Ralph Cooperman

Personal information
- Born: 16 November 1927 Stoke Newington, London, England
- Died: 22 March 2009 (aged 81) London, England
- Height: 5 ft 8.5 in (174.0 cm)
- Weight: 165 lb (75 kg)

Sport
- Sport: Fencing
- Event(s): Foil and sabre
- Club: Salle Paul Fencing Club

Medal record
Fencing
Representing England
British Empire & Commonwealth Games
| Gold medal – first place | 1954 Vancouver | foil team |
| Silver medal – second place | 1954 Vancouver | sabre individual |
| Silver medal – second place | 1954 Vancouver | sabre team |
| Gold medal – first place | 1958 Cardiff | sabre team |
| Silver medal – second place | 1958 Cardiff | sabre individual |
| Gold medal – first place | 1962 Perth | foil team |
| Gold medal – first place | 1962 Perth | sabre individual |
| Gold medal – first place | 1962 Perth | sabre team |
| Bronze medal – third place | 1962 Perth | foil individual |
| Gold medal – first place | 1966 Kingston | sabre individual |
| Gold medal – first place | 1966 Kingston | sabre team |

= Ralph Cooperman =

British fencer (1927–2009)

Arnold Ralph Cooperman (16 November 1927 - 22 March 2009) was a British three-time Olympic foil and sabre fencer.

== Biography ==
Cooperman was born in Stoke Newington, England, and was Jewish.

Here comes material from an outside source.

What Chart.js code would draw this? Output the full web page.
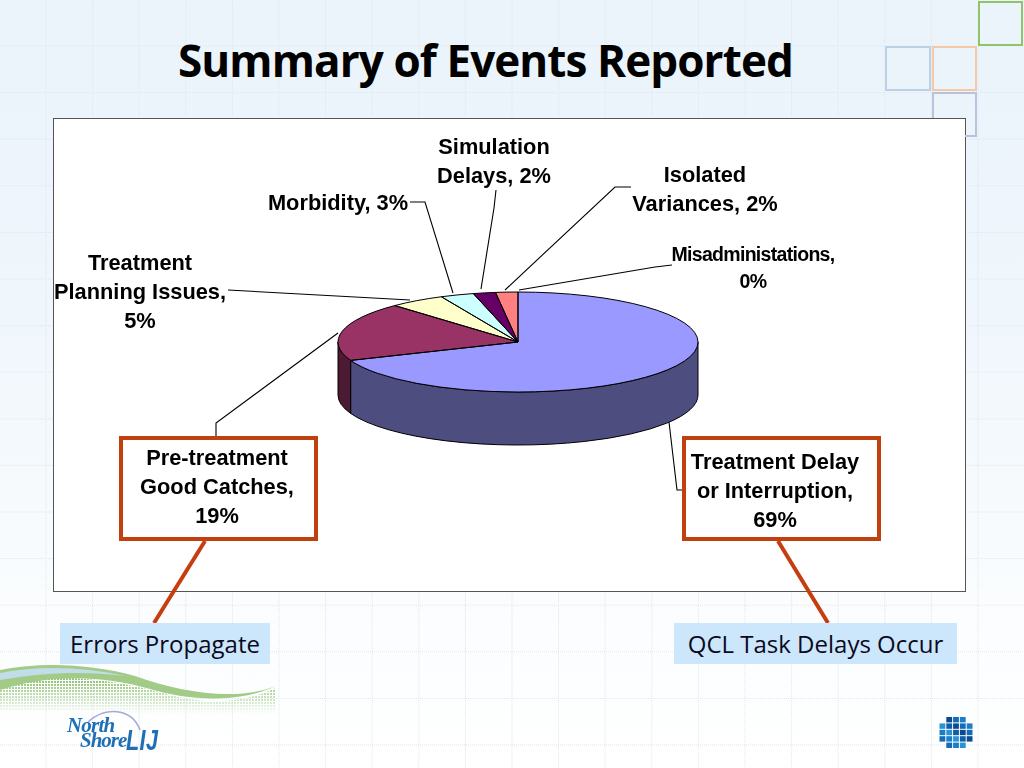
<!DOCTYPE html>
<html>
<head>
<meta charset="utf-8">
<script src="https://cdn.jsdelivr.net/npm/chart.js@4/dist/chart.umd.min.js"></script>
<style>
html,body{margin:0;padding:0;width:1024px;height:768px;overflow:hidden}
#stage{position:relative;width:1024px;height:768px;overflow:hidden;
 background:linear-gradient(180deg,#ebf3fb 0,#eff6fc 300px,#fbfdfe 620px,#ffffff 768px)}
#stage>*{position:absolute}
#grid{left:0;top:0;width:1024px;height:768px}
#title{left:178px;top:30px;font:bold 44px/60px "Open Sans",sans-serif;color:#000;letter-spacing:-.9px;white-space:nowrap}
#panel{left:53px;top:118px;width:911px;height:472px;background:#fff;border:1px solid #555}
#chartWrap{left:0;top:0;width:1024px;height:768px}
#lines{left:0;top:0;width:1024px;height:768px}
.box{background:#fff;border:4px solid #c0400f;box-sizing:border-box}
.lbl{transform:translateX(-50%);text-align:center;font:bold 21.8px/29px "Liberation Sans",Arial,sans-serif;color:#000;white-space:nowrap}
.tag{background:#cce6fb;color:#0a0a1e;font:24px/41px "Open Sans",sans-serif;text-align:center;white-space:nowrap}
#logo1,#logo2,#logo3{font-family:"Liberation Serif",serif;font-style:italic;font-weight:bold;color:#1f6fb5;white-space:nowrap}
</style>
</head>
<body>
<div id="stage">
<svg id="grid" viewBox="0 0 1024 768"></svg>
<div id="title">Summary of Events Reported</div>
<div id="panel"></div>
<svg id="lines" viewBox="0 0 1024 768">
 <g fill="none" stroke="#000" stroke-width="1.1">
  <polyline points="410,202 425,202 453,293"/>
  <polyline points="496,190 494,208 481,289"/>
  <polyline points="631,187 615,187 505,290"/>
  <polyline points="672,265 655,267 519,290"/>
  <polyline points="228,290 410,300"/>
  <polyline points="216,437 216,423 338,333"/>
  <polyline points="669,422 677,490 690,490"/>
 </g>
</svg>
<div class="box" style="left:118.5px;top:435.5px;width:199px;height:105.5px"></div>
<div class="box" style="left:681.5px;top:435.5px;width:199px;height:105.5px"></div>
<div id="chartWrap"><canvas id="pie" width="1024" height="768"></canvas></div>
<div id="labels"></div>
<svg id="conn" style="left:0;top:0" width="1024" height="768" viewBox="0 0 1024 768">
 <line x1="205" y1="541" x2="154" y2="623" stroke="#c63d0f" stroke-width="4"/>
 <line x1="778" y1="541" x2="828" y2="623" stroke="#c63d0f" stroke-width="4"/>
</svg>
<div class="tag" style="left:60px;top:623px;width:210px;height:41px">Errors Propagate</div>
<div class="tag" style="left:674px;top:623px;width:283px;height:41px">QCL Task Delays Occur</div>
<svg id="swoosh" style="left:0;top:655px" width="280" height="70" viewBox="0 655 280 70">
 <defs>
  <pattern id="dots" width="3" height="3" patternUnits="userSpaceOnUse"><rect width="2" height="2" fill="#98c67a"/></pattern>
  <linearGradient id="fade" gradientUnits="userSpaceOnUse" x1="0" y1="682" x2="0" y2="714"><stop offset="0" stop-color="#fff" stop-opacity="1"/><stop offset="1" stop-color="#fff" stop-opacity="0"/></linearGradient>
  <mask id="m" maskUnits="userSpaceOnUse" x="0" y="655" width="280" height="70"><rect x="0" y="655" width="280" height="70" fill="url(#fade)"/></mask>
 </defs>
 <path d="M0 683 C50 672 110 678 170 695 C205 705 245 703 276 688 L276 712 C240 720 190 718 150 714 C100 710 50 710 0 710 Z" fill="url(#dots)" mask="url(#m)"/>
 <path d="M0 670 C45 661 95 665 135 676 C180 692 235 702 276 686 C240 703 190 701 150 689 C100 675 50 674 0 690 Z" fill="#a2cb87"/>
 <path d="M0 673 C40 665 85 667 125 676 C85 671 45 672 0 680 Z" fill="#c2dcea"/>
</svg>
<svg id="arc" style="left:60px;top:705px" width="90" height="50" viewBox="60 705 90 50"><path d="M88 722 C105 706 132 708 140 730" fill="none" stroke="#a9a6d8" stroke-width="1.6"/></svg>
<div id="logo1" style="left:67px;top:712px;font-size:21px;line-height:26px;letter-spacing:-.8px">North</div>
<div id="logo2" style="left:80px;top:727px;font-size:21px;line-height:26px;letter-spacing:-1px">Shore</div>
<div id="logo3" style="left:126px;top:724px;font-size:30px;line-height:32px;font-family:'Liberation Sans',sans-serif;letter-spacing:.5px;transform:scaleX(.72);transform-origin:left center">LIJ</div>
<svg id="icon" style="left:936px;top:714px" width="40" height="38" viewBox="936 714 40 38"></svg>
<svg id="deco" style="left:0;top:0" width="1024" height="140" viewBox="0 0 1024 140">
 <g fill="none" stroke-width="2">
  <rect x="979" y="2" width="43" height="43" stroke="#8fc46a"/>
  <rect x="886" y="47" width="44" height="43" stroke="#bcd0e6"/>
  <rect x="933" y="47" width="43" height="43" stroke="#f5c9a6"/>
  <path d="M933 118 V93 H976 V136 H965" stroke="#b9c4dc"/>
 </g>
</svg>
</div>
<script>
const categories = ["Treatment Delay or Interruption","Pre-treatment Good Catches","Treatment Planning Issues","Morbidity","Simulation Delays","Isolated Variances","Misadministations"];
const values = [69,19,5,3,2,2,0];
const sliceColors = ["#9999ff","#993366","#ffffcc","#ccffff","#660066","#ff8080","#ffffff"];
const sideColors = ["#4d4d80","#4d1a33","#808066","#668080","#330033","#804040","#808080"];
const labelLines = [
 ["Treatment Delay","or Interruption,","69%"],
 ["Pre-treatment","Good Catches,","19%"],
 ["Treatment","Planning Issues,","5%"],
 ["Morbidity, 3%"],
 ["Simulation","Delays, 2%"],
 ["Isolated","Variances, 2%"],
 ["Misadministations,","0%"]
];
const labelPos = [[775,447],[217,443],[140,248],[338,188],[494,132],[705,160],[753,241]];

// page furniture
(function(){
 const g=document.getElementById('grid');let s='';
 for(let x=46;x<1024;x+=46.6)s+=`<line x1="${x}" y1="0" x2="${x}" y2="768" stroke="#dfe6ee" stroke-width="1" stroke-dasharray="1 1"/>`;
 for(let y=46;y<768;y+=46.6)s+=`<line x1="0" y1="${y}" x2="1024" y2="${y}" stroke="#dfe6ee" stroke-width="1" stroke-dasharray="1 1"/>`;
 g.innerHTML=s;
 const ic=document.getElementById('icon');
 const shades=['#0f5ea8','#1a7fc9','#0a4a8f','#2a93d8','#136cb5'];let r='';
 for(let j=0;j<5;j++)for(let i=0;i<5;i++){
  if((j==0||j==4)&&(i==0||i==4))continue;
  r+=`<rect x="${939.5+i*6.8}" y="${717+j*6.4}" width="5.8" height="5.4" fill="${shades[(i*2+j*3)%5]}"/>`;
 }
 ic.innerHTML=r;
 const L=document.getElementById('labels');
 labelLines.forEach((ls,i)=>{
  const d=document.createElement('div');d.className='lbl';d.style.position='absolute';
  d.style.left=labelPos[i][0]+'px';d.style.top=labelPos[i][1]+'px';
  if(i==6){d.style.fontSize='19.5px';d.style.lineHeight='27px';d.style.letterSpacing='-.7px';}
  d.innerHTML=ls.join('<br>');L.appendChild(d);
 });
})();

const squash = 50/180, depth = 53;
function squashAbout(ctx,el){ctx.translate(el.x,el.y);ctx.scale(1,squash);ctx.translate(-el.x,-el.y);}
const pie3d = {
 id:'pie3d',
 beforeDatasetsDraw(chart){
  const ctx=chart.ctx, arcs=chart.getDatasetMeta(0).data;
  arcs.forEach((a,i)=>{
   const s=Math.max(a.startAngle,0), e=Math.min(a.endAngle,Math.PI);
   if(e<=s||a.circumference===0)return;
   const r=a.outerRadius, off=depth/squash;
   ctx.save();squashAbout(ctx,a);
   ctx.beginPath();
   ctx.arc(a.x,a.y,r,s,e);
   ctx.arc(a.x,a.y+off,r,e,s,true);
   ctx.closePath();
   ctx.restore();
   ctx.fillStyle=sideColors[i];ctx.fill();
   ctx.strokeStyle='#000';ctx.lineWidth=1;ctx.stroke();
  });
  ctx.save();squashAbout(ctx,arcs[0]);
 },
 afterDatasetsDraw(chart){
  const ctx=chart.ctx, arcs=chart.getDatasetMeta(0).data;
  ctx.restore();
  arcs.forEach(a=>{
   if(a.circumference===0)return;
   ctx.save();squashAbout(ctx,a);
   ctx.beginPath();
   ctx.moveTo(a.x,a.y);
   ctx.arc(a.x,a.y,a.outerRadius,a.startAngle,a.endAngle);
   ctx.closePath();
   ctx.restore();
   ctx.strokeStyle='#000';ctx.lineWidth=1;ctx.stroke();
  });
 }
};
new Chart(document.getElementById('pie'),{
 type:'pie',
 data:{labels:categories,datasets:[{data:values,backgroundColor:sliceColors,borderWidth:0,hoverOffset:0}]},
 options:{
  responsive:false,animation:false,
  events:[],
  layout:{padding:{left:338,right:326,top:162,bottom:246}},
  plugins:{legend:{display:false},tooltip:{enabled:false},title:{display:false}}
 },
 plugins:[pie3d]
});
</script>
</body>
</html>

He won the British junior championships in foil and sabre in 1950 and 1951, and was a three times British fencing champion, winning the sabre title at the British Fencing Championships in 1954, 1960 and 1961.

Cooperman was a medalist at the 1950 Maccabiah Games, the 1953 Maccabiah Games, and the 1969 Maccabiah Games. He competed in the world championships in 1953.

He competed on behalf of Great Britain in foil and sabre at the 1956 in Melbourne, and in Rome in the 1960 Summer Olympics and Tokyo in the 1964 Summer Olympics.

He represented England and won a gold medal and two silver medals in the foil and sabre respectively at the 1954 British Empire and Commonwealth Games in Vancouver, Canada.

At the 1958 British Empire and Commonwealth Games won a gold and silver in the sabre events and four years later at the 1962 British Empire and Commonwealth Games he won triple gold and a bronze medal in the foil (behind teammate Allan Jay).

Cooperman represented the England team at the 1966 British Empire and Commonwealth Games in Kingston, Jamaica, where he participated in the sabre events. He won a 6th and 7th gold medal respectively in the individual and team sabre, the latter with Richard Oldcorn and John Rayden.